▸ **Code that draws figures**
::::::

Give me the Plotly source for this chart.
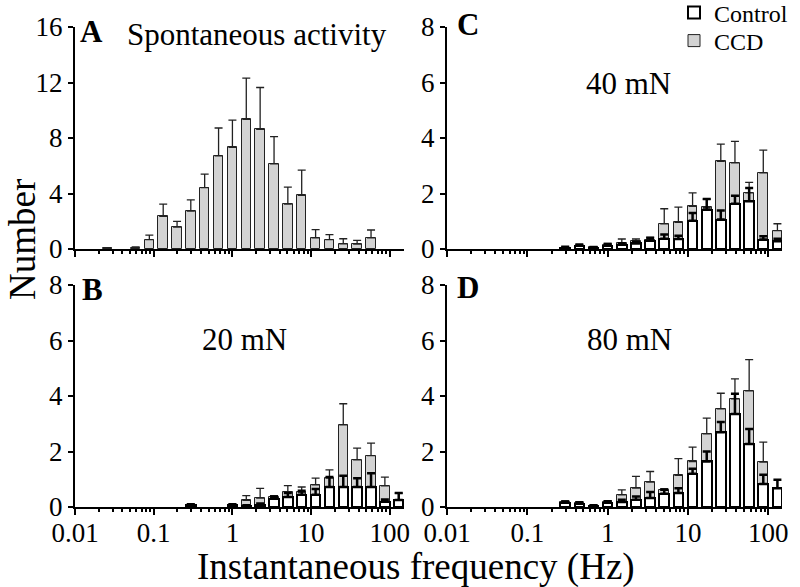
import numpy as np
import plotly.graph_objects as go

# ---------------- data ----------------
# bin centres (Hz), log-spaced bins
HZ_A = [0.026, 0.039, 0.059, 0.088, 0.132, 0.198, 0.296, 0.444, 0.667, 1.0,
        1.5, 2.25, 3.38, 5.06, 7.59, 11.4, 17.1, 25.6, 38.4, 57.7]
HZ_BCD = [0.296, 0.444, 0.667, 1.0, 1.5, 2.25, 3.38, 5.06, 7.59, 11.4,
          17.1, 25.6, 38.4, 57.7, 86.5, 129.7]

# Panel A: spontaneous activity (CCD only)
spont_mean = [0.05, None, 0.1, 0.67, 2.35, 1.58, 2.73, 4.43, 6.71, 7.33,
              9.34, 8.62, 6.13, 3.23, 3.86, 0.81, 0.67, 0.38, 0.36, 0.81]
spont_sem = [0.03, None, 0.05, 0.33, 0.88, 0.41, 0.81, 0.96, 2.01, 1.96,
             2.97, 3.02, 1.97, 1.23, 1.82, 0.58, 0.36, 0.36, 0.26, 0.56]

# Panel B: 20 mN
ccd_B = [0.07, None, None, 0.07, 0.24, 0.32, 0.36, 0.53, 0.53, 0.80,
         1.04, 2.96, 1.70, 1.85, 0.76, 0.25]
ccd_B_sem = [0.03, None, None, 0.03, 0.17, 0.35, 0.05, 0.24, 0.19, 0.24,
             0.30, 0.76, 0.42, 0.45, 0.32, 0.25]
ctl_B = [0.07, None, None, 0.07, 0.03, 0.08, 0.30, 0.36, 0.44, 0.44,
         0.72, 0.72, 0.72, 0.72, 0.19, 0.25]
ctl_B_sem = [0.03, None, None, 0.03, 0.03, 0.05, 0.08, 0.14, 0.15, 0.21,
             0.36, 0.41, 0.32, 0.50, 0.08, 0.25]

# Panel C: 40 mN
ccd_C = [0.05, 0.12, 0.06, 0.15, 0.20, 0.28, 0.34, 0.91, 0.96, 1.54,
         1.50, 3.16, 3.10, 2.02, 2.74, 0.66]
ccd_C_sem = [0.03, 0.04, 0.03, 0.05, 0.16, 0.08, 0.09, 0.54, 0.55, 0.48,
             0.30, 0.62, 0.78, 0.38, 0.82, 0.25]
ctl_C = [0.05, 0.12, 0.04, 0.12, 0.15, 0.20, 0.30, 0.37, 0.36, 1.02,
         1.42, 1.06, 1.63, 1.72, 0.34, 0.28]
ctl_C_sem = [0.03, 0.04, 0.02, 0.06, 0.06, 0.06, 0.10, 0.15, 0.12, 0.28,
             0.38, 0.33, 0.29, 0.48, 0.12, 0.09]

# Panel D: 80 mN
ccd_D = [0.17, 0.14, 0.05, 0.18, 0.44, 0.68, 0.90, 0.62, 1.14, 1.64,
         2.64, 3.54, 3.90, 4.19, 1.62, None]
ccd_D_sem = [0.05, 0.05, 0.03, 0.05, 0.18, 0.42, 0.38, 0.04, 0.60, 0.52,
             0.56, 0.56, 0.72, 1.12, 0.72, None]
ctl_D = [0.15, 0.12, 0.04, 0.16, 0.18, 0.26, 0.32, 0.48, 0.50, 1.20,
         1.64, 2.69, 3.35, 2.27, 0.83, 0.68]
ctl_D_sem = [0.05, 0.05, 0.02, 0.05, 0.08, 0.12, 0.22, 0.14, 0.18, 0.18,
             0.36, 0.37, 0.73, 0.54, 0.33, 0.30]

TICK_VALS = [0.01, 0.1, 1, 10, 100]
TICK_TEXT = ["0.01", "0.1", "1", "10", "100"]

# ---------------- style ----------------
FONT = "Liberation Serif"
GREY = "#d3d3d3"
W, H = 800, 587
BAR_W = 0.12


def px_x(p):
    return p / W


def px_y(p):
    return 1 - p / H


fig = go.Figure()


def zero_list(v):
    return [0 if a is not None else None for a in v]


def add_ccd(hz, mean, sem, xa, ya, legend=None):
    fig.add_trace(go.Bar(
        x=np.log10(hz), y=mean, width=BAR_W, name="CCD",
        marker=dict(color=GREY, line=dict(color="#222", width=1)),
        error_y=dict(type="data", array=sem, arrayminus=zero_list(sem),
                     symmetric=False, color="#222", thickness=1.3, width=4),
        xaxis=xa, yaxis=ya, showlegend=legend is not None,
        legend=legend or "legend"))


def add_ctl(hz, mean, sem, xa, ya, legend=None):
    fig.add_trace(go.Bar(
        x=np.log10(hz), y=mean, width=BAR_W, name="Control",
        marker=dict(color="white", line=dict(color="black", width=2)),
        error_y=dict(type="data", array=sem, arrayminus=zero_list(sem),
                     symmetric=False, color="black", thickness=2.5, width=4),
        xaxis=xa, yaxis=ya, showlegend=legend is not None,
        legend=legend or "legend"))


add_ccd(HZ_A, spont_mean, spont_sem, "x", "y")
add_ccd(HZ_BCD, ccd_C, ccd_C_sem, "x2", "y2", legend="legend2")
add_ctl(HZ_BCD, ctl_C, ctl_C_sem, "x2", "y2", legend="legend")
add_ccd(HZ_BCD, ccd_B, ccd_B_sem, "x3", "y3")
add_ctl(HZ_BCD, ctl_B, ctl_B_sem, "x3", "y3")
add_ccd(HZ_BCD, ccd_D, ccd_D_sem, "x4", "y4")
add_ctl(HZ_BCD, ctl_D, ctl_D_sem, "x4", "y4")

minor_vals = [float(np.log10(m * 10.0 ** d)) for d in range(-2, 2) for m in range(2, 10)]
tickfont = dict(family=FONT, size=27, color="black")


def xaxis(domain, anchor, labels, rng):
    return dict(domain=domain, anchor=anchor, range=rng, showline=True,
                linecolor="black", linewidth=2, ticks="outside", ticklen=6,
                tickwidth=2, tickcolor="black",
                tickvals=list(np.log10(TICK_VALS)), ticktext=TICK_TEXT,
                showticklabels=labels, tickfont=tickfont, ticklabelstandoff=-5,
                minor=dict(tickvals=minor_vals, ticks="outside", ticklen=3,
                           tickwidth=1.5, tickcolor="black"),
                showgrid=False, zeroline=False, automargin=False, fixedrange=True)


def yaxis(domain, anchor, rng, dtick):
    return dict(domain=domain, anchor=anchor, range=rng, showline=True,
                linecolor="black", linewidth=2, ticks="outside", ticklen=5,
                tickwidth=2, tickcolor="black", dtick=dtick, tick0=0,
                tickfont=tickfont, showgrid=False, zeroline=False,
                automargin=False, fixedrange=True)


xL = [px_x(75), px_x(404)]
xR = [px_x(447), px_x(782)]
yT = [px_y(249), px_y(27)]
yB = [px_y(507), px_y(285)]
rngL = [-2.0, 2.18]
rngR = [-2.0, 2.17]

legfont = dict(family=FONT, size=24, color="black")
fig.update_layout(
    width=W, height=H, margin=dict(l=0, r=0, t=0, b=0, autoexpand=False),
    paper_bgcolor="white", plot_bgcolor="white",
    barmode="overlay", bargap=0,
    font=dict(family=FONT, color="black"),
    xaxis=xaxis(xL, "y", False, rngL), yaxis=yaxis(yT, "x", [0, 16], 4),
    xaxis2=xaxis(xR, "y2", False, rngR), yaxis2=yaxis(yT, "x2", [0, 8], 2),
    xaxis3=xaxis(xL, "y3", True, rngL), yaxis3=yaxis(yB, "x3", [0, 8], 2),
    xaxis4=xaxis(xR, "y4", True, rngR), yaxis4=yaxis(yB, "x4", [0, 8], 2),
    legend=dict(x=px_x(674), y=px_y(13), xanchor="left", yanchor="middle",
                font=legfont, bgcolor="rgba(0,0,0,0)", itemwidth=30),
    legend2=dict(x=px_x(674), y=px_y(41), xanchor="left", yanchor="middle",
                 font=legfont, bgcolor="rgba(0,0,0,0)", itemwidth=30),
)


def ann(text, x, y, size, bold=False):
    fig.add_annotation(text=f"<b>{text}</b>" if bold else text,
                       x=px_x(x), y=px_y(y), xref="paper", yref="paper",
                       xanchor="center", yanchor="middle", showarrow=False,
                       font=dict(family=FONT, size=size, color="black"))


ann("A", 91, 31, 31, bold=True)
ann("Spontaneous activity", 257, 34, 31)
ann("C", 468, 24, 31, bold=True)
ann("40 mN", 628, 83, 31)
ann("B", 92, 289, 31, bold=True)
ann("20 mN", 244, 339, 31)
ann("D", 468, 287, 31, bold=True)
ann("80 mN", 629, 339, 31)
ann("Instantaneous frequency (Hz)", 416, 567, 37)
fig.add_annotation(text="Number", x=px_x(22), y=px_y(240), xref="paper", yref="paper",
                   xanchor="center", yanchor="middle", showarrow=False, textangle=-90,
                   font=dict(family=FONT, size=37, color="black"))

fig.write_html("out.html", config={"displayModeBar": False},
               post_script="document.body.style.margin='0';document.body.style.overflow='hidden';")
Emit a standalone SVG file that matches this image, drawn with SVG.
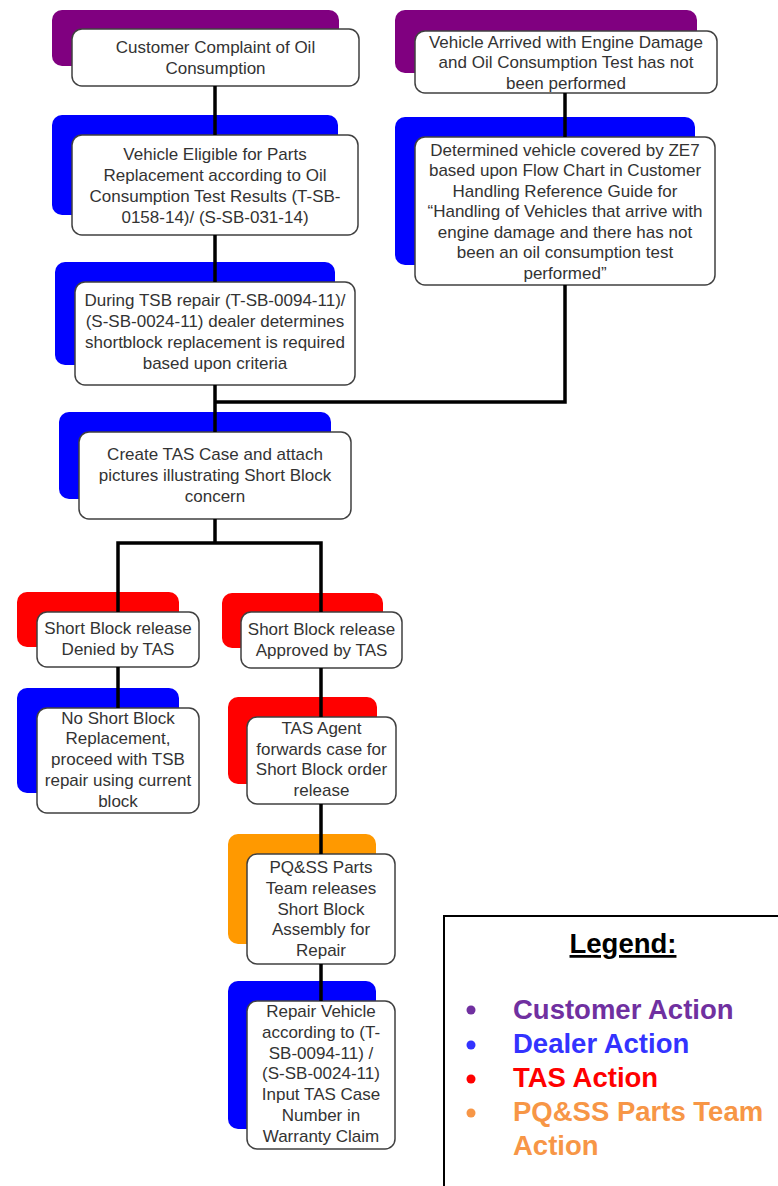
<svg xmlns="http://www.w3.org/2000/svg" width="778" height="1186" viewBox="0 0 778 1186">
<style>
.bg{stroke:none}
.cu{fill:#800080}
.de{fill:#0000FF}
.ta{fill:#FF0000}
.pq{fill:#FF9900}
.fr{fill:#FFFFFF;stroke:#404040;stroke-width:1.5}
.t{font-family:"Liberation Sans",Arial,sans-serif;font-size:17px;fill:#333333;text-anchor:middle}
.con{fill:none;stroke:#000000;stroke-width:3.5}
.lg{font-family:"Liberation Sans",Arial,sans-serif;font-weight:bold;font-size:27.5px}
</style>
<rect width="778" height="1186" fill="#FFFFFF"/>

<g id="n1">
<rect class="bg cu" x="52" y="10" width="287" height="56" rx="10"/>
<rect class="fr" x="72" y="29" width="287" height="57" rx="10"/>
<text class="t" x="215.5" y="53"><tspan x="215.5">Customer Complaint of Oil</tspan><tspan x="215.5" dy="21">Consumption</tspan></text>
</g>

<g id="n2">
<rect class="bg cu" x="395" y="10" width="302" height="63" rx="10"/>
<rect class="fr" x="415" y="31" width="302" height="62" rx="10"/>
<text class="t" x="566" y="47.5"><tspan x="566">Vehicle Arrived with Engine Damage</tspan><tspan x="566" dy="20.5">and Oil Consumption Test has not</tspan><tspan x="566" dy="20.5">been performed</tspan></text>
</g>

<g id="n3">
<rect class="bg de" x="395" y="117" width="300" height="148" rx="10"/>
<rect class="fr" x="415" y="137" width="300" height="148" rx="10"/>
<text class="t" x="565" y="155.5"><tspan x="565">Determined vehicle covered by ZE7</tspan><tspan x="565" dy="20.5">based upon Flow Chart in Customer</tspan><tspan x="565" dy="20.5">Handling Reference Guide for</tspan><tspan x="565" dy="20.5">“Handling of Vehicles that arrive with</tspan><tspan x="565" dy="20.5">engine damage and there has not</tspan><tspan x="565" dy="20.5">been an oil consumption test</tspan><tspan x="565" dy="20.5">performed”</tspan></text>
</g>

<g id="n4">
<rect class="bg de" x="52" y="115" width="286" height="100" rx="10"/>
<rect class="fr" x="72" y="135" width="286" height="100" rx="10"/>
<text class="t" x="215" y="159.5"><tspan x="215">Vehicle Eligible for Parts</tspan><tspan x="215" dy="21">Replacement according to Oil</tspan><tspan x="215" dy="21">Consumption Test Results (T-SB-</tspan><tspan x="215" dy="21">0158-14)/ (S-SB-031-14)</tspan></text>
</g>

<g id="n5">
<rect class="bg de" x="55" y="262" width="280" height="103" rx="10"/>
<rect class="fr" x="75" y="282" width="280" height="103" rx="10"/>
<text class="t" x="215" y="306"><tspan x="215">During TSB repair (T-SB-0094-11)/</tspan><tspan x="215" dy="21">(S-SB-0024-11) dealer determines</tspan><tspan x="215" dy="21">shortblock replacement is required</tspan><tspan x="215" dy="21">based upon criteria</tspan></text>
</g>

<g id="n6">
<rect class="bg de" x="59" y="412" width="272" height="87" rx="10"/>
<rect class="fr" x="79" y="432" width="272" height="87" rx="10"/>
<text class="t" x="215" y="460"><tspan x="215">Create TAS Case and attach</tspan><tspan x="215" dy="21">pictures illustrating Short Block</tspan><tspan x="215" dy="21">concern</tspan></text>
</g>

<g id="n7">
<rect class="bg ta" x="17" y="592" width="162" height="55" rx="10"/>
<rect class="fr" x="37" y="612" width="162" height="55" rx="10"/>
<text class="t" x="118" y="634"><tspan x="118">Short Block release</tspan><tspan x="118" dy="21">Denied by TAS</tspan></text>
</g>

<g id="n8">
<rect class="bg ta" x="222" y="593" width="161" height="55" rx="10"/>
<rect class="fr" x="241" y="612" width="161" height="56" rx="10"/>
<text class="t" x="321.5" y="634.5"><tspan x="321.5">Short Block release</tspan><tspan x="321.5" dy="21">Approved by TAS</tspan></text>
</g>

<g id="n9">
<rect class="bg de" x="17" y="688" width="162" height="105" rx="10"/>
<rect class="fr" x="37" y="708" width="162" height="105" rx="10"/>
<text class="t" x="118" y="723.5"><tspan x="118">No Short Block</tspan><tspan x="118" dy="20.8">Replacement,</tspan><tspan x="118" dy="20.8">proceed with TSB</tspan><tspan x="118" dy="20.8">repair using current</tspan><tspan x="118" dy="20.8">block</tspan></text>
</g>

<g id="n10">
<rect class="bg ta" x="228" y="697" width="149" height="87" rx="10"/>
<rect class="fr" x="247" y="717" width="149" height="87" rx="10"/>
<text class="t" x="321.5" y="734"><tspan x="321.5">TAS Agent</tspan><tspan x="321.5" dy="20.7">forwards case for</tspan><tspan x="321.5" dy="20.7">Short Block order</tspan><tspan x="321.5" dy="20.7">release</tspan></text>
</g>

<g id="n11">
<rect class="bg pq" x="228" y="834" width="148" height="110" rx="10"/>
<rect class="fr" x="247" y="854" width="148" height="110" rx="10"/>
<text class="t" x="321" y="873"><tspan x="321">PQ&amp;SS Parts</tspan><tspan x="321" dy="20.8">Team releases</tspan><tspan x="321" dy="20.8">Short Block</tspan><tspan x="321" dy="20.8">Assembly for</tspan><tspan x="321" dy="20.8">Repair</tspan></text>
</g>

<g id="n12">
<rect class="bg de" x="228" y="981" width="148" height="148" rx="10"/>
<rect class="fr" x="247" y="1001" width="148" height="148" rx="10"/>
<text class="t" x="321" y="1017"><tspan x="321">Repair Vehicle</tspan><tspan x="321" dy="20.8">according to (T-</tspan><tspan x="321" dy="20.8">SB-0094-11) /</tspan><tspan x="321" dy="20.8">(S-SB-0024-11)</tspan><tspan x="321" dy="20.8">Input TAS Case</tspan><tspan x="321" dy="20.8">Number in</tspan><tspan x="321" dy="20.8">Warranty Claim</tspan></text>
</g>

<g id="connectors">
<line class="con" x1="215" y1="86" x2="215" y2="135"/>
<line class="con" x1="215" y1="235" x2="215" y2="282"/>
<line class="con" x1="215" y1="385" x2="215" y2="432"/>
<line class="con" x1="565" y1="93" x2="565" y2="137"/>
<polyline class="con" points="565,285 565,402 215,402"/>
<line class="con" x1="215" y1="519" x2="215" y2="543"/>
<polyline class="con" points="118,612 118,543 321,543 321,612"/>
<line class="con" x1="118" y1="667" x2="118" y2="708"/>
<line class="con" x1="321" y1="668" x2="321" y2="717"/>
<line class="con" x1="321" y1="804" x2="321" y2="854"/>
<line class="con" x1="321" y1="964" x2="321" y2="1001"/>
</g>

<g id="legend">
<rect x="444" y="916" width="400" height="300" fill="#FFFFFF" stroke="#000000" stroke-width="2"/>
<text class="lg" x="623" y="953" text-anchor="middle" fill="#000000" text-decoration="underline" font-size="28">Legend:</text>
<circle cx="471" cy="1010" r="4.5" fill="#7030A0"/>
<circle cx="471" cy="1045" r="4.5" fill="#3333FF"/>
<circle cx="471" cy="1079" r="4.5" fill="#FF0000"/>
<circle cx="471" cy="1113" r="4.5" fill="#F79646"/>
<text class="lg" x="513" y="1019" fill="#7030A0">Customer Action</text>
<text class="lg" x="513" y="1053" fill="#3333FF">Dealer Action</text>
<text class="lg" x="513" y="1087" fill="#FF0000">TAS Action</text>
<text class="lg" fill="#F79646"><tspan x="513" y="1121">PQ&amp;SS Parts Team</tspan><tspan x="513" y="1155">Action</tspan></text>
</g>
</svg>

::::::

▸ **Instruction**
Reproduce, word for word, every line from the start of the records down to and including the line with "17.1, 25.6, 38.4, 57.7, 86.5, 129.7]"; skip the pictures.

▸ **Solution**
Give me the Plotly source for this chart.
import numpy as np
import plotly.graph_objects as go

# ---------------- data ----------------
# bin centres (Hz), log-spaced bins
HZ_A = [0.026, 0.039, 0.059, 0.088, 0.132, 0.198, 0.296, 0.444, 0.667, 1.0,
        1.5, 2.25, 3.38, 5.06, 7.59, 11.4, 17.1, 25.6, 38.4, 57.7]
HZ_BCD = [0.296, 0.444, 0.667, 1.0, 1.5, 2.25, 3.38, 5.06, 7.59, 11.4,
          17.1, 25.6, 38.4, 57.7, 86.5, 129.7]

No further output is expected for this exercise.